Según unas crónicas, 10.000 españoles, y según otras apenas 1.000, habían acudido a la capital italiana desde la España republicana vestidos con trajes típicos de cada región para compañar a los novios en este día tan especial animados por el maqués Juan Ignacio Luca de Tena a través del citado diario ABC que dirigía. A la ceremonia, regida por las normas de la corte austriaca, acudieron 400 invitados. Ellas con tocados y peinetas y ellos con chistera. No llamó la atención la ausencia de la reina Ena, pues desde que se había despedido del rey con un “no quiero ver tu fea cara nunca más” al inicio del exilio, no había faltado a su palabra. Sólo accedió a reencontrarse con ese bigote azabache en el lecho de muerte de su propietario en 1941 pero él, que era muy castizo, la mandó a paseo. Tampocó asistió el hermano mayor del contrayente, Alfonsito, que estaba probando suerte como actor en Miami.
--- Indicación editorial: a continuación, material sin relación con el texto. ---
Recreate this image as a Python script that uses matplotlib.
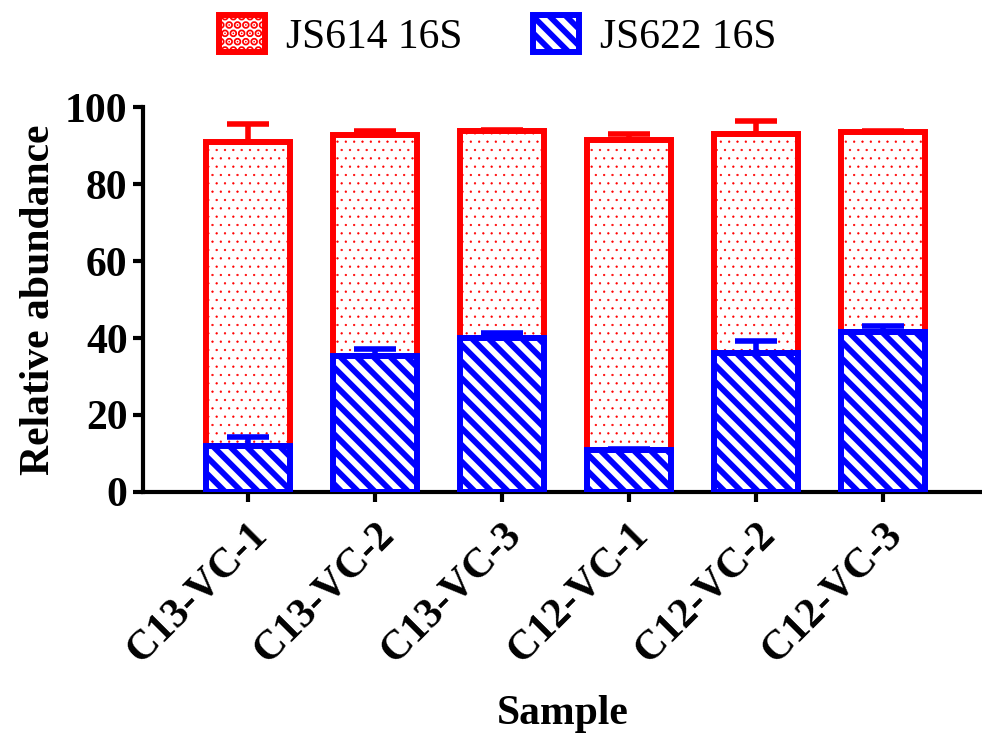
import numpy as np
import matplotlib
matplotlib.use("Agg")
import matplotlib.pyplot as plt

# values
samples = ["C13-VC-1", "C13-VC-2", "C13-VC-3", "C12-VC-1", "C12-VC-2", "C12-VC-3"]
js622 = [12.0, 35.2, 40.1, 10.9, 36.0, 41.6]
js622_err = [2.2, 1.9, 1.3, 0.3, 3.3, 1.5]
js614 = [79.0, 57.5, 53.7, 80.5, 57.0, 52.0]   # stacked on top of JS622
js614_err = [4.6, 1.1, 0.3, 1.5, 3.4, 0.3]

RED = "#ff0000"
BLUE = "#0000ff"

plt.rcParams["font.family"] = ["Liberation Serif", "DejaVu Serif"]
plt.rcParams["font.size"] = 30

fig = plt.figure(figsize=(9.82, 7.33), dpi=100)
ax = fig.add_axes([0.1456, 0.3288, 0.8544, 0.5252])

x = np.arange(len(samples))
width = 0.66
zeros = np.zeros(len(samples))

plt.rcParams["hatch.linewidth"] = 0.4
red = ax.bar(x, js614, width, bottom=js622, color="white", edgecolor=RED,
             linewidth=4.3, hatch="..", zorder=2, label="JS614 16S")
plt.rcParams["hatch.linewidth"] = 4.2
blue = ax.bar(x, js622, width, color="white", edgecolor=BLUE,
              linewidth=4.3, hatch="\\\\", zorder=3, label="JS622 16S")
for p in red:
    if hasattr(p, "set_hatch_linewidth"):
        p.set_hatch_linewidth(0.4)
for p in blue:
    if hasattr(p, "set_hatch_linewidth"):
        p.set_hatch_linewidth(4.2)

totals = np.array(js622) + np.array(js614)
ax.errorbar(x, totals, yerr=[zeros, js614_err], fmt="none", ecolor=RED,
            elinewidth=4, capsize=15, capthick=4, zorder=4)
ax.errorbar(x, js622, yerr=[zeros, js622_err], fmt="none", ecolor=BLUE,
            elinewidth=4, capsize=15, capthick=4, zorder=4)

ax.set_xlim(-0.827, 5.78)
ax.set_ylim(0, 100)
ax.set_yticks([0, 20, 40, 60, 80, 100])
ax.set_xticks(x)
ax.set_xticklabels(samples, rotation=45, ha="right", rotation_mode="anchor",
                   fontweight="bold")
for t in ax.get_yticklabels():
    t.set_fontweight("bold")

for s in ["top", "right"]:
    ax.spines[s].set_visible(False)
for s in ["left", "bottom"]:
    ax.spines[s].set_linewidth(3)
ax.tick_params(axis="both", direction="out", length=7, width=3, pad=4)
ax.tick_params(axis="x", pad=10)

ax.set_ylabel("Relative abundance", fontweight="bold", labelpad=5)
ax.set_xlabel("Sample", fontweight="bold", labelpad=18)

fig.legend(handles=[red, blue], loc="center", bbox_to_anchor=(0.507, 0.951),
           ncol=2, frameon=False, handlelength=1.1, handleheight=1.0,
           handletextpad=0.5, columnspacing=1.7)

fig.savefig("out.png", dpi=100)
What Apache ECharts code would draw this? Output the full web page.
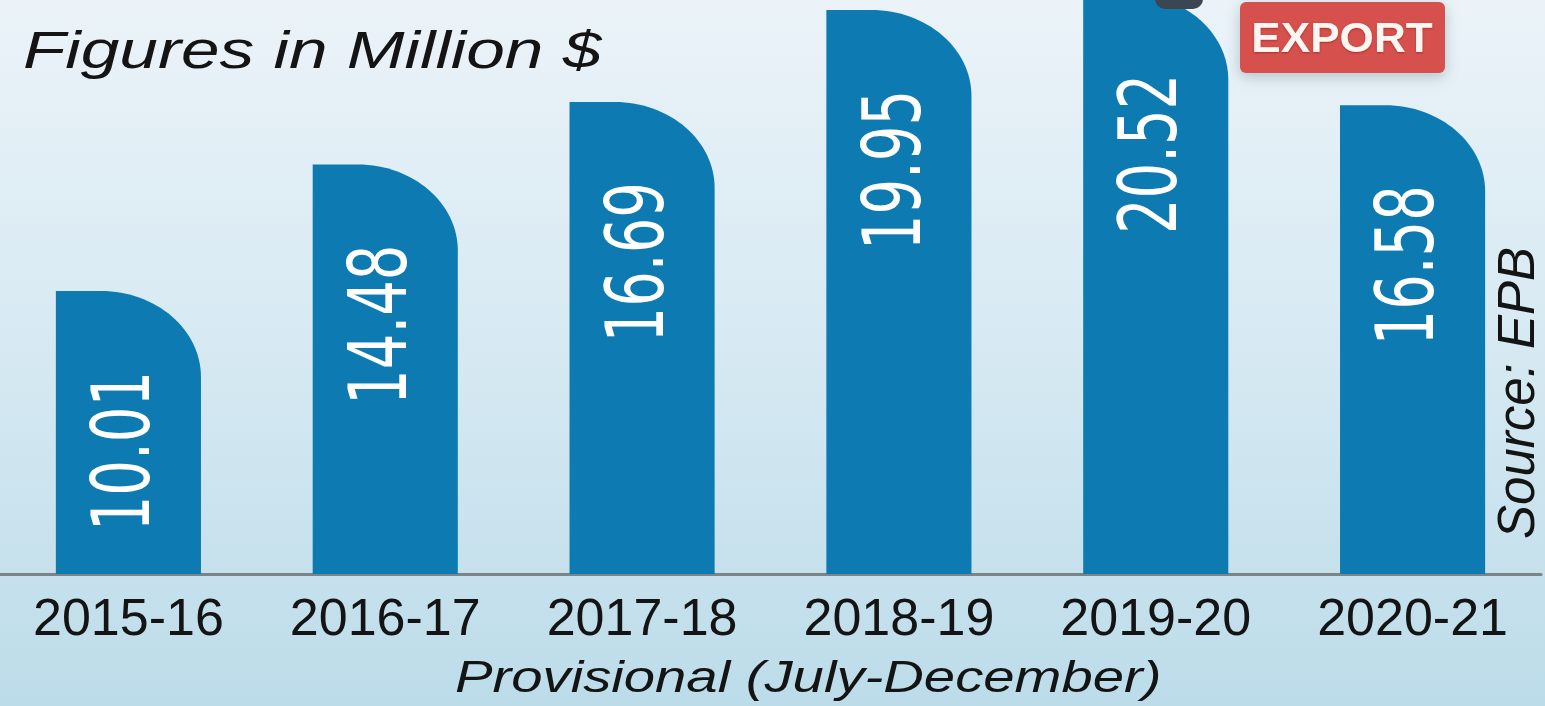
<!DOCTYPE html>
<html>
<head>
<meta charset="utf-8">
<title>Export figures</title>
<script src="https://cdn.jsdelivr.net/npm/echarts@6/dist/echarts.min.js"></script>
<style>
  html, body { margin: 0; padding: 0; }
  #chart { width: 1545px; height: 706px; }
</style>
</head>
<body>
<div id="chart"></div>
<script>
// Fiscal years (July-December, provisional) and export values in million $
const categories = ['2015-16', '2016-17', '2017-18', '2018-19', '2019-20', '2020-21'];
const values = [10.01, 14.48, 16.69, 19.95, 20.52, 16.58];

const BAR_COLOR = '#0d7bb2';
const LABEL_GAP = 80;

const chart = echarts.init(document.getElementById('chart'), null, { renderer: 'canvas' });

// Bar with a square top-left corner and a large quarter-ellipse top-right corner,
// plus the value written vertically inside it.
function renderBar(params, api) {
  const v = api.value(1);
  const idx = api.value(0);
  const base = api.coord([idx, 0]);
  const top = api.coord([idx, v]);
  const bw = api.size([1, 0])[0] * 0.565;
  const x0 = base[0] - bw / 2;
  const x1 = base[0] + bw / 2;
  const y0 = base[1];
  const y1 = top[1];
  const rx = bw * 0.69;
  const ry = Math.min(86, y0 - y1);
  const k = 0.5523;
  const d = 'M' + x0 + ',' + y0 +
    ' L' + x0 + ',' + y1 +
    ' L' + (x1 - rx) + ',' + y1 +
    ' C' + (x1 - rx + rx * k) + ',' + y1 + ' ' + x1 + ',' + (y1 + ry - ry * k) + ' ' + x1 + ',' + (y1 + ry) +
    ' L' + x1 + ',' + y0 + ' Z';
  return {
    type: 'group',
    children: [
      {
        type: 'path',
        shape: { pathData: d, x: x0, y: y1, width: bw, height: y0 - y1 },
        style: { fill: BAR_COLOR }
      },
      {
        type: 'text',
        x: base[0],
        y: y1 + LABEL_GAP,
        rotation: Math.PI / 2,
        scaleX: 1,
        scaleY: 1.42,
        style: {
          text: v.toFixed(2),
          fill: '#ffffff',
          font: '56px "DejaVu Sans"',
          align: 'right',
          verticalAlign: 'middle'
        }
      }
    ]
  };
}

const option = {
  backgroundColor: {
    type: 'linear', x: 0, y: 0, x2: 0, y2: 1,
    colorStops: [
      { offset: 0, color: '#ebf3f8' },
      { offset: 0.5, color: '#d6e9f2' },
      { offset: 1, color: '#bcdce9' }
    ]
  },
  animation: false,
  grid: { left: 0, right: 4, top: 0, bottom: 132, containLabel: false, outerBoundsMode: 'none' },
  xAxis: {
    type: 'category',
    data: categories,
    axisLine: { show: true, lineStyle: { color: '#7d8488', width: 3 } },
    axisTick: { show: false },
    splitLine: { show: false },
    axisLabel: {
      margin: 21,
      fontSize: 52,
      fontFamily: '"Liberation Sans", Arial, sans-serif',
      color: '#141414'
    }
  },
  yAxis: {
    type: 'value',
    min: 0,
    max: 20.3,
    show: false
  },
  series: [{
    type: 'custom',
    renderItem: renderBar,
    encode: { x: 0, y: 1 },
    data: values.map((v, i) => [i, v]),
    clip: false,
    z: 1
  }],
  graphic: [
    {
      type: 'text',
      x: 23,
      y: 54,
      scaleX: 1.36,
      style: {
        text: 'Figures in Million $',
        font: 'italic 51px "Liberation Sans", Arial, sans-serif',
        fill: '#141414',
        align: 'left',
        verticalAlign: 'middle'
      }
    },
    {
      type: 'text',
      x: 455,
      y: 679,
      scaleX: 1.25,
      style: {
        text: 'Provisional (July-December)',
        font: 'italic 45px "Liberation Sans", Arial, sans-serif',
        fill: '#141414',
        align: 'left',
        verticalAlign: 'middle'
      }
    },
    {
      type: 'text',
      x: 1520,
      y: 393,
      rotation: Math.PI / 2,
      style: {
        text: 'Source: EPB',
        font: 'italic 51px "Liberation Sans", Arial, sans-serif',
        fill: '#141414',
        align: 'center',
        verticalAlign: 'middle'
      }
    },
    {
      type: 'rect',
      shape: { x: 1155, y: -25, width: 48, height: 34, r: 10 },
      style: { fill: '#3c4652' },
      z: 10
    },
    {
      type: 'group',
      z: 10,
      children: [
        {
          type: 'rect',
          shape: { x: 1240, y: 2, width: 205, height: 71, r: 6 },
          style: {
            fill: '#d6504d',
            shadowBlur: 14,
            shadowOffsetY: 4,
            shadowColor: 'rgba(90,110,120,0.35)'
          }
        },
        {
          type: 'text',
          x: 1342,
          y: 40,
          scaleX: 1.05,
          style: {
            text: 'EXPORT',
            font: 'bold 42px "Liberation Sans", Arial, sans-serif',
            fill: '#fff6f2',
            align: 'center',
            verticalAlign: 'middle',
            textShadowColor: 'rgba(120,20,20,0.5)',
            textShadowBlur: 2,
            textShadowOffsetY: 1
          }
        }
      ]
    }
  ]
};

chart.setOption(option);
</script>
</body>
</html>
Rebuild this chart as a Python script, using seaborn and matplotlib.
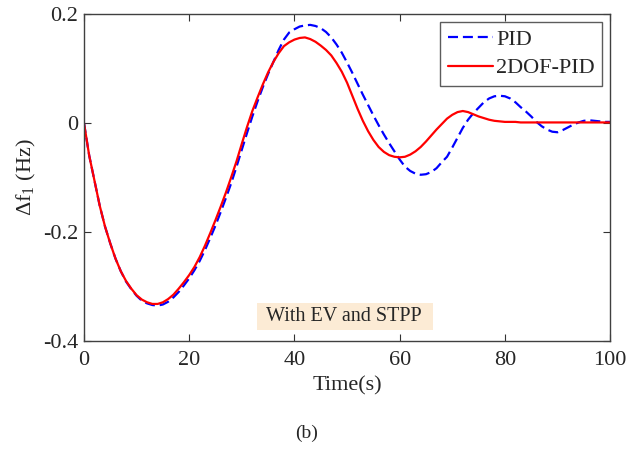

Oficiado el trámite ante Dios, la pareja de recién casados puso rumbo al Vaticano, montada en un Bentley regalo del duque de la Torre, donde fue recibida sin mucha ceremonia por el papa Pío XI, que ese día no estaba para sermones por lo que les despidió rápidamente. Después partieron en el mismo vehículo hacia el hall del Gran Hotel donde se celebró el ágape. Tras unos discursos de agradecimiento, los vivas propios al rey, a España y de rebote a los contrayentes (sin mención alguna a las madres porque una de ellas no estaba presente), Juan y María de las Mercedes emprendieron su camino hacia la luna de miel. Dieron la vuelta al mundo.